Now, take something like adultery. Sure you're free to do it, but each and everyone of us that's attached makes a personal decision on what's right for us. Some are true forever, some have open marriages and some decide its okay to deceive their spouses. No matter the choice, however, each and every one of us is drawing a line in the sand, depending on where the moral compass is pointing.

Everything in our world is finite.

That includes sports and things like the NBA All-Star teams. The league sets the limit at 12 players and each year, some very deserving candidates are left out in the cold.

This year the cut-off point looks very tough, especially in the West, a conference loaded with superlative power forwards. The NBA's leading scorer, Kevin Durant, and everyone's favorite water-cooler fodder, Carmelo Anthony, were voted in by the fans, leaving players like Dirk Nowitzki, Pau Gasol, Lamar Odom, Tim Duncan, LaMarcus Aldridge, Blake Griffin and Kevin Love fighting for a few spots.

To the stat geeks who worship the altar of "player efficiency rating" like its the Bible or Qur'an, Griffin and Love are no-brainers. After all, Blake has 38 double-doubles, the second most in the NBA behind K-Love, poured in a league-high 47 points earlier this month against Indiana and is the first rookie since Allen Iverson with multiple 40-point games. The Oklahoma City native is also the only NBA player averaging 20-plus points, 12-plus rebounds and 3-plus assists.

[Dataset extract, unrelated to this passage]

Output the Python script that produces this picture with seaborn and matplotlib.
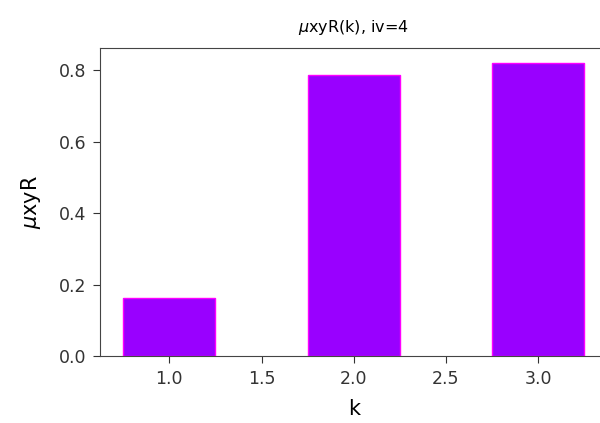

Love, meanwhile, leads the NBA in rebounding, has 33 straight double-doubles, has the only three 30-point, 20-rebound games in the league this season, and became the first NBA player to tally 30 points and 30 rebounds in the same game since Moses Malone did it for Houston 28 years ago.

On the surface both resumes are air-tight, yet when I was compiling my Western Conference reserves on Twitter, I found myself debating both. Doug Collins, the current Sixers coach who formerly piloted Chicago, Detroit and Washington, once told me he never voted for an All-Star from a losing team and I bought in
-- you see to me, wins trump everything.

That's my line and both Griffin and Love are languishing with teams far under .500. Duncan, with his pedestrian numbers of 13.6 ppg and 9.4 rpg, is the heart-and-soul of a 40-7 team. Dirk's Mavs were 25-4 before he went down with a sprained knee. Odom and Gasol are the length that makes the two-time
defending champion Lakers so tough to match up with, and Aldridge has the Blazers positioned to make the postseason without Brandon Roy and Greg Oden.

In the end I acquiesced a bit and picked Griffin, perhaps the most dynamic player in the game, since the Clippers are much-improved, but I drew the line on Love since his Timberwolves are a Western Conference-worst 11-36.

Is that fair?

Certainly not, Minnesota's struggles have far more to do with a rigid system coach, Kurt Rambis, that is a slave to the Triangle Offense he learned while sitting next to Phil Jackson in Los Angeles.

But, everyone draws a line and a free society is supposedly one where it is safe to be unpopular. My decision, sure to be unpopular in Minneapolis, would be to draw that line right in front of Kevin Love.